• _Entries_
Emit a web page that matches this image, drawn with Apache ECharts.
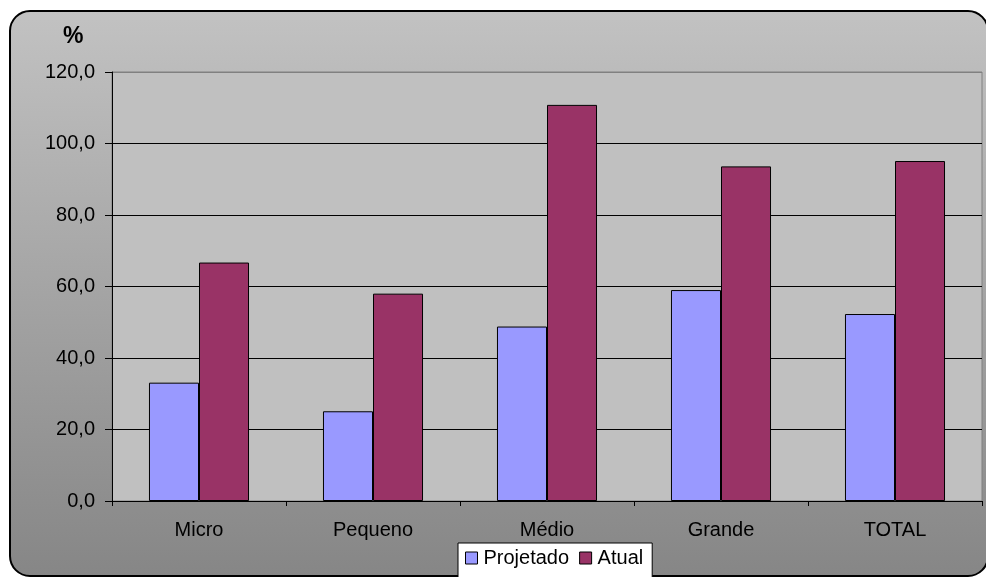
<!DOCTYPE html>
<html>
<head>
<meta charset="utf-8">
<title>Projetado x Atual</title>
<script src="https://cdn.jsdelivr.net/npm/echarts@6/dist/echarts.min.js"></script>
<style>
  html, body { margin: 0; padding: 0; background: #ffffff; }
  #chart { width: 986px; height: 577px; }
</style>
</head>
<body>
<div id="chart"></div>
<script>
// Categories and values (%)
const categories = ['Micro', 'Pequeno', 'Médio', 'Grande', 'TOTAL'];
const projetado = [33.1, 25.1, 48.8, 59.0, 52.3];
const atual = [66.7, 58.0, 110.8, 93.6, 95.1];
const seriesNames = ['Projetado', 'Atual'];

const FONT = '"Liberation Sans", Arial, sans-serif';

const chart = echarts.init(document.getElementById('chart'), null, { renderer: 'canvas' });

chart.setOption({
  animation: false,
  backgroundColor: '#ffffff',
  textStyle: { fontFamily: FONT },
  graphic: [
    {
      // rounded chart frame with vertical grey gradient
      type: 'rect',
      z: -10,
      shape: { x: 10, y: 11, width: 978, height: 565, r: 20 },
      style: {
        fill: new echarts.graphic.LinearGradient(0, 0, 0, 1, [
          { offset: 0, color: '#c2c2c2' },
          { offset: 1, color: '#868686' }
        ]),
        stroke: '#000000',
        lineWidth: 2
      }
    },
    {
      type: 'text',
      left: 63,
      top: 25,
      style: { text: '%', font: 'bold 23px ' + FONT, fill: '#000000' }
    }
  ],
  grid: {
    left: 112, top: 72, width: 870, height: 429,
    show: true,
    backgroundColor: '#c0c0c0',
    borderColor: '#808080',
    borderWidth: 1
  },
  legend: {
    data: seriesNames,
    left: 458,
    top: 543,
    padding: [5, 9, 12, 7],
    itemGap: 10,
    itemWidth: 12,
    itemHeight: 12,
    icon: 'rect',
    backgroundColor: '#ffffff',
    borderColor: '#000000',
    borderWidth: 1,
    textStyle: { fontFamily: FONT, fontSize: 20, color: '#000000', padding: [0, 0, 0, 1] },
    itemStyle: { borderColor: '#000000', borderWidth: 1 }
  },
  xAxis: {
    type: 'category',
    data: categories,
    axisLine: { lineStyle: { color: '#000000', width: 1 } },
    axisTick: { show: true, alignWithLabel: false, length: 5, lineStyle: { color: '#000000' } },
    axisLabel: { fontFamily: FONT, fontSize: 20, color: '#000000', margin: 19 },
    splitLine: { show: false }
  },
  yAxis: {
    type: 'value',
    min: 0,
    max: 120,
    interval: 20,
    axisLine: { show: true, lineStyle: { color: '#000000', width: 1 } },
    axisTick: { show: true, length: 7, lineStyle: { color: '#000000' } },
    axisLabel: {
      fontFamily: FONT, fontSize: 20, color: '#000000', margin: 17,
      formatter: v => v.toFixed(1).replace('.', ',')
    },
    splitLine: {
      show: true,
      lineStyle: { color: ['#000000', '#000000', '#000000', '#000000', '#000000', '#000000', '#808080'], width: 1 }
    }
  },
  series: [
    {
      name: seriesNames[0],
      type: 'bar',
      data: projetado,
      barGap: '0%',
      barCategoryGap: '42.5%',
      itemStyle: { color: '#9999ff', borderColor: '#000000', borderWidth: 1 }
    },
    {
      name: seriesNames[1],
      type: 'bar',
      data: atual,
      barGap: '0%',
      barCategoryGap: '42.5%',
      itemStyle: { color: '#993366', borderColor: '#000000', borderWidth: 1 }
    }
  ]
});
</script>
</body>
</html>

---

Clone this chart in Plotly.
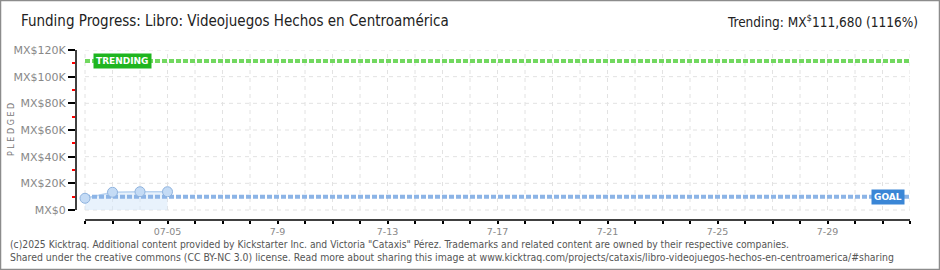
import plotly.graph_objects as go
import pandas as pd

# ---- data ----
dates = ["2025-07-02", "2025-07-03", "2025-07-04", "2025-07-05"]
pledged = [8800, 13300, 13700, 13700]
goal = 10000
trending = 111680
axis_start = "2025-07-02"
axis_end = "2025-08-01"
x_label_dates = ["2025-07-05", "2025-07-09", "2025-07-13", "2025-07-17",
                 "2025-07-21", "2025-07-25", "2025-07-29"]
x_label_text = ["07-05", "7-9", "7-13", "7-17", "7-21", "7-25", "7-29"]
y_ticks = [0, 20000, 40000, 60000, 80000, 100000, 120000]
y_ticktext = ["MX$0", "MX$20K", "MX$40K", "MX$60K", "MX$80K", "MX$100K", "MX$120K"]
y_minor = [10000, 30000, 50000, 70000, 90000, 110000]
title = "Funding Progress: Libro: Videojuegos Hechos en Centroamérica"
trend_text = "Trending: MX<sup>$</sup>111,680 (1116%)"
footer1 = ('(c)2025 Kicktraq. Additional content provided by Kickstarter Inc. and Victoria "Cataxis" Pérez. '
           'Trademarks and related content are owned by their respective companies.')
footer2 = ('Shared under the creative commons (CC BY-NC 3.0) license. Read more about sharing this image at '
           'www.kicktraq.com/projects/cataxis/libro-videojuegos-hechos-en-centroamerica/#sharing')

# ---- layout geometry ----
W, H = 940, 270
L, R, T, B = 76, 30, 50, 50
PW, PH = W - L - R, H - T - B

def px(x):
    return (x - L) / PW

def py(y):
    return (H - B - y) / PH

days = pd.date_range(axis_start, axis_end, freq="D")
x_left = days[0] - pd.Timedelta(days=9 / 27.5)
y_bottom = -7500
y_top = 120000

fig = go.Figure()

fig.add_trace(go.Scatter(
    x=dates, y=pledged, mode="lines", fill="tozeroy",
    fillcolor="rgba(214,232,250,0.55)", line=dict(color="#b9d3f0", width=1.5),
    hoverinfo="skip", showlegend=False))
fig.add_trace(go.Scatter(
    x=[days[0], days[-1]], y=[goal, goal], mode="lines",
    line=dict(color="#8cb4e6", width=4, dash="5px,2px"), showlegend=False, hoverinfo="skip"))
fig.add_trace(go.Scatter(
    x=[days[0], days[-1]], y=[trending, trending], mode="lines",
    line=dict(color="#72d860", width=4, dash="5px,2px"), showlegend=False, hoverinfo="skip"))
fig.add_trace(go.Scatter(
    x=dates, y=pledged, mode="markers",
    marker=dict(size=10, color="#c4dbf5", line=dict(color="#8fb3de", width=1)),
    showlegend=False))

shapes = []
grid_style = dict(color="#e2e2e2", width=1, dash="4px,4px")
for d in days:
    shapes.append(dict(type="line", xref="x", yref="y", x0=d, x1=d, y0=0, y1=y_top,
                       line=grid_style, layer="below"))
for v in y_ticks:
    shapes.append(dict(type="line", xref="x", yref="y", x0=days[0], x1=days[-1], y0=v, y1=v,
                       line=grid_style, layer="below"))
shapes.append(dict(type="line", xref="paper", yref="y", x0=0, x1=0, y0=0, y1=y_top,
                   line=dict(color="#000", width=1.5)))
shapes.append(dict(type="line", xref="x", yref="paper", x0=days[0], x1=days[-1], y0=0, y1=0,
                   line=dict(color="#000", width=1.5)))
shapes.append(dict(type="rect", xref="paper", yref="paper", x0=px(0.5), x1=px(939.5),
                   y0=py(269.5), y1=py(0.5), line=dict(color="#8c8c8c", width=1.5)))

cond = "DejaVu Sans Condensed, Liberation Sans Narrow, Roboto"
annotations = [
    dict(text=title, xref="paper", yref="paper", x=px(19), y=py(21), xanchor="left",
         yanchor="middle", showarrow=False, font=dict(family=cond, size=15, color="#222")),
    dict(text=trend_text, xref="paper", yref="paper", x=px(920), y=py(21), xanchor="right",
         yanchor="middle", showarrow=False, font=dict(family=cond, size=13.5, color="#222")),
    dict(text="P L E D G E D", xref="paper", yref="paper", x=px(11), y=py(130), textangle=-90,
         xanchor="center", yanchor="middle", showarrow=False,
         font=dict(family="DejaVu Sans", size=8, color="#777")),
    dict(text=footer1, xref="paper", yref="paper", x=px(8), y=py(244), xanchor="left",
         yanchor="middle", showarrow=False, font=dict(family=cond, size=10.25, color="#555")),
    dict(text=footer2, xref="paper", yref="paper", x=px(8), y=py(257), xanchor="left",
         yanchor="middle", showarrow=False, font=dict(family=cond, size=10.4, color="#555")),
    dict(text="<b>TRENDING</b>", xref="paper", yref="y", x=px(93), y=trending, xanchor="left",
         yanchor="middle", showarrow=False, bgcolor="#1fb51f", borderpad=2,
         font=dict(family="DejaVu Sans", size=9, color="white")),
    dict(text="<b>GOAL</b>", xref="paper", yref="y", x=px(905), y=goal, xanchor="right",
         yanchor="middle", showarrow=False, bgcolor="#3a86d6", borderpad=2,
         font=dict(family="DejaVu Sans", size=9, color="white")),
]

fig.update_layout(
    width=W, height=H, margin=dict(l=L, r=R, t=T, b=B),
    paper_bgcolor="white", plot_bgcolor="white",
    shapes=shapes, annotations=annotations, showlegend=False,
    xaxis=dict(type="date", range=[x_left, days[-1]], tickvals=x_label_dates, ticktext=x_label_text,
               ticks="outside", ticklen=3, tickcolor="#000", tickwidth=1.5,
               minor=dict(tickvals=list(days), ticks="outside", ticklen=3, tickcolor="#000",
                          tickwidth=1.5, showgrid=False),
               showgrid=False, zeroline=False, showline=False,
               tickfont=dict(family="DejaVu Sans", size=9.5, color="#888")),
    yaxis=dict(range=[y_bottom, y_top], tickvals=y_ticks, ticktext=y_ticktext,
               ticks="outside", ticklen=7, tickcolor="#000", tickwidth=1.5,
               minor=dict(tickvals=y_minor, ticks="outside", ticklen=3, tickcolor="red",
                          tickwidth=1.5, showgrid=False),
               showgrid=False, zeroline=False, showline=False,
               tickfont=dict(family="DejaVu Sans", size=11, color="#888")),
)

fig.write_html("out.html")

--

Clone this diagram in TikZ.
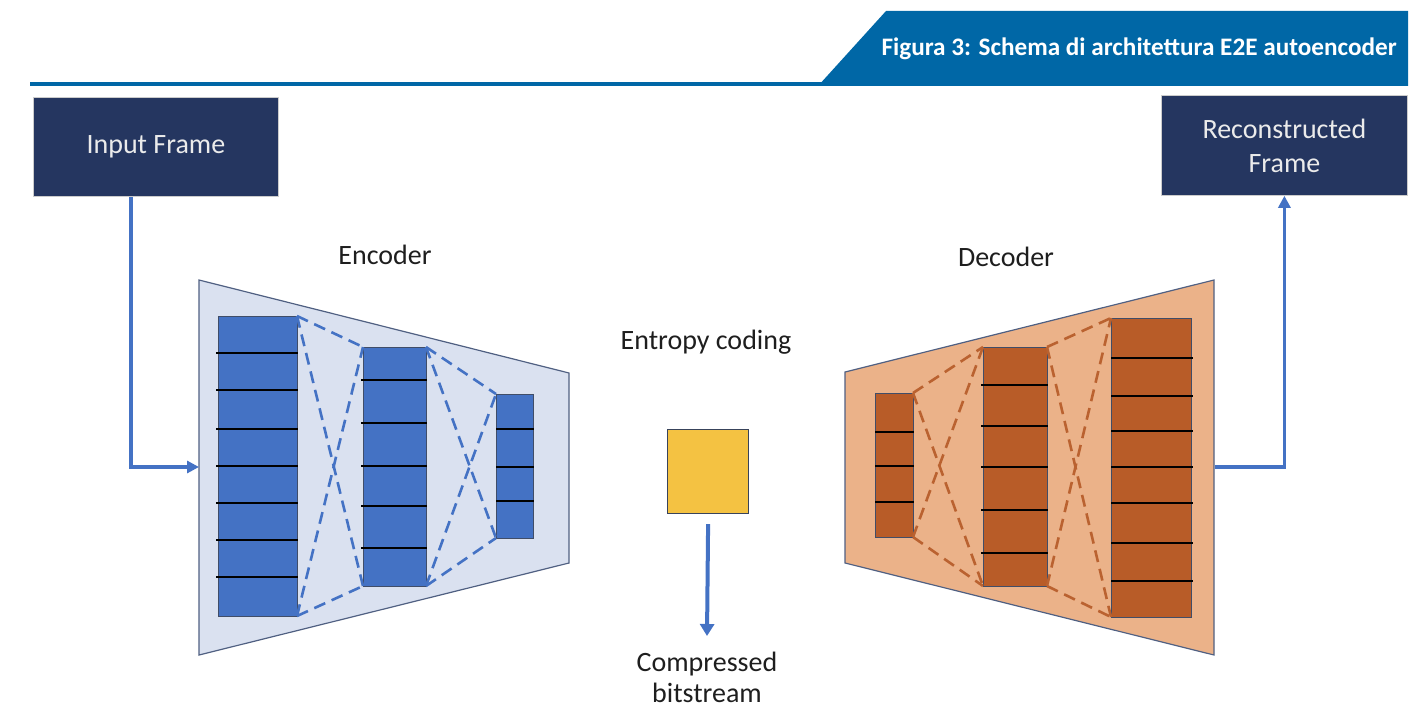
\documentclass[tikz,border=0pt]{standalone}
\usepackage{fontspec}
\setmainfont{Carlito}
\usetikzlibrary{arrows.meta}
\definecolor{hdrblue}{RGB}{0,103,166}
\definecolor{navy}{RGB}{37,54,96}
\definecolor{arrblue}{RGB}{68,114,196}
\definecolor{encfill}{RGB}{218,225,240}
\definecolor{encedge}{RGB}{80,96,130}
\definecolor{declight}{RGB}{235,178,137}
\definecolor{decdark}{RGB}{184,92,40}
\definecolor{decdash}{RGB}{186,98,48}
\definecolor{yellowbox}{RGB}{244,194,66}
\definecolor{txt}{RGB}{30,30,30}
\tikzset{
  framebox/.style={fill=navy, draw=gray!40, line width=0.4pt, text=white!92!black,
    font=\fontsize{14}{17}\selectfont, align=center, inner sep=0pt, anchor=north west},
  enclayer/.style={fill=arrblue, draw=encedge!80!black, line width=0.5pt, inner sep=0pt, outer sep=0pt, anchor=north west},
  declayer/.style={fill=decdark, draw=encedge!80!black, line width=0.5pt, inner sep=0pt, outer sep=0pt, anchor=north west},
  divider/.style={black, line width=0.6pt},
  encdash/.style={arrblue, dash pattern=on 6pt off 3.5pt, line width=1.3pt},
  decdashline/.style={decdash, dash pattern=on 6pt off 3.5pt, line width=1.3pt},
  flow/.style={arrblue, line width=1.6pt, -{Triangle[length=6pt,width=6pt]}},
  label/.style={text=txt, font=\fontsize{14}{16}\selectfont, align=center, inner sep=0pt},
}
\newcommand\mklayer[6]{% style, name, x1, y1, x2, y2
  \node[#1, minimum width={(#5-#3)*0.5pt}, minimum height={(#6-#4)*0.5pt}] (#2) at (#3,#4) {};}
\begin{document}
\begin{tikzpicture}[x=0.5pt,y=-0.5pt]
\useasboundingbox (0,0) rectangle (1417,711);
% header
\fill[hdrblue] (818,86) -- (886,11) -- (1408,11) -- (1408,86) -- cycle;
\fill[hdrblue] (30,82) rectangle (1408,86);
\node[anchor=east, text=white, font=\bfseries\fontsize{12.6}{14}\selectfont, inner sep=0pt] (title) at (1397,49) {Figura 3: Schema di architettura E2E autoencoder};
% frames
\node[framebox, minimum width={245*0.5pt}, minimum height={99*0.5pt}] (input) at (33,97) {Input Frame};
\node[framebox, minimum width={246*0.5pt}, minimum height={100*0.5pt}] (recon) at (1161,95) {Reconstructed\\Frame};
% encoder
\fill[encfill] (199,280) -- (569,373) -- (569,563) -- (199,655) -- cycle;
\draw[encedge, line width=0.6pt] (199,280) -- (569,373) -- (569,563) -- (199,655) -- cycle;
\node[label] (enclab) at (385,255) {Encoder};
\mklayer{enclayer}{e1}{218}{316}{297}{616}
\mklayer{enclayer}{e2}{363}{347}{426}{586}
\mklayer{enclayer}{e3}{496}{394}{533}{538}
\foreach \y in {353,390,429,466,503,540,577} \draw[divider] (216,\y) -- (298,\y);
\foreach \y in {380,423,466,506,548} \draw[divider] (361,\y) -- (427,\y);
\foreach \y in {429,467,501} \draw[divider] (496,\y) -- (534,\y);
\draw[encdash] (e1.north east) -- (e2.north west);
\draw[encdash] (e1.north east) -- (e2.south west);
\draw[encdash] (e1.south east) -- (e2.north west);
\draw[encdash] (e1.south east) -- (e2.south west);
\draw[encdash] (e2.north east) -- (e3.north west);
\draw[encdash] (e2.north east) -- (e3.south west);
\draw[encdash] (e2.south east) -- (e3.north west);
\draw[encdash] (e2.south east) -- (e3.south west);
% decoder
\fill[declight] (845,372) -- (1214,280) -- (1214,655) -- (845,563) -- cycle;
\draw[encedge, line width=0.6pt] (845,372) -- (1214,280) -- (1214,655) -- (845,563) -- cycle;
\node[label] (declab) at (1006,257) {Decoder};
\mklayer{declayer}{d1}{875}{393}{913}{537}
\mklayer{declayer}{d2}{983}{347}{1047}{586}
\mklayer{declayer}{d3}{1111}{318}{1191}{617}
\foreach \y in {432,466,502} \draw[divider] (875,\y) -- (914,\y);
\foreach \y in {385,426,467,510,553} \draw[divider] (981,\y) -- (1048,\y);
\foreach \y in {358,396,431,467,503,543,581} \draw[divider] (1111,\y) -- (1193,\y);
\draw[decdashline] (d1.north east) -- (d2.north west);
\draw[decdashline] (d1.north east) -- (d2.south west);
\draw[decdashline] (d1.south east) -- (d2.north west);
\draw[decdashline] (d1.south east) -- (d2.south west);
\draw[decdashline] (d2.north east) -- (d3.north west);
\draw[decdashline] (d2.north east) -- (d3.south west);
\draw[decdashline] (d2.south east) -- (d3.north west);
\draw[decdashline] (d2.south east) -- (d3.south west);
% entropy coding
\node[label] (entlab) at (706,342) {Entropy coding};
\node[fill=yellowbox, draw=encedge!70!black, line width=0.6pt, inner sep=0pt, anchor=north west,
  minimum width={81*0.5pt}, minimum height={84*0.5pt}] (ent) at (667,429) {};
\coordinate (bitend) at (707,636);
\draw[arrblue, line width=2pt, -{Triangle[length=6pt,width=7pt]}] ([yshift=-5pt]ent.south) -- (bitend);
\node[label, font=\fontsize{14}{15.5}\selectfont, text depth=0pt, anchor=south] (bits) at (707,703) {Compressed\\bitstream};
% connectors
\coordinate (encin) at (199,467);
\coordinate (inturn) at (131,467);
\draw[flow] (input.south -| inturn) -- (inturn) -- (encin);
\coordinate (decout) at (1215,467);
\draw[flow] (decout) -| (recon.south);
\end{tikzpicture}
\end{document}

• _Objective_
Look through the entries above and report each line where the string "image" occurs.

• _Finished exercise_
Emit a web page that matches this image, drawn with Apache ECharts.
footer2 = ('Shared under the creative commons (CC BY-NC 3.0) license. Read more about sharing this image at '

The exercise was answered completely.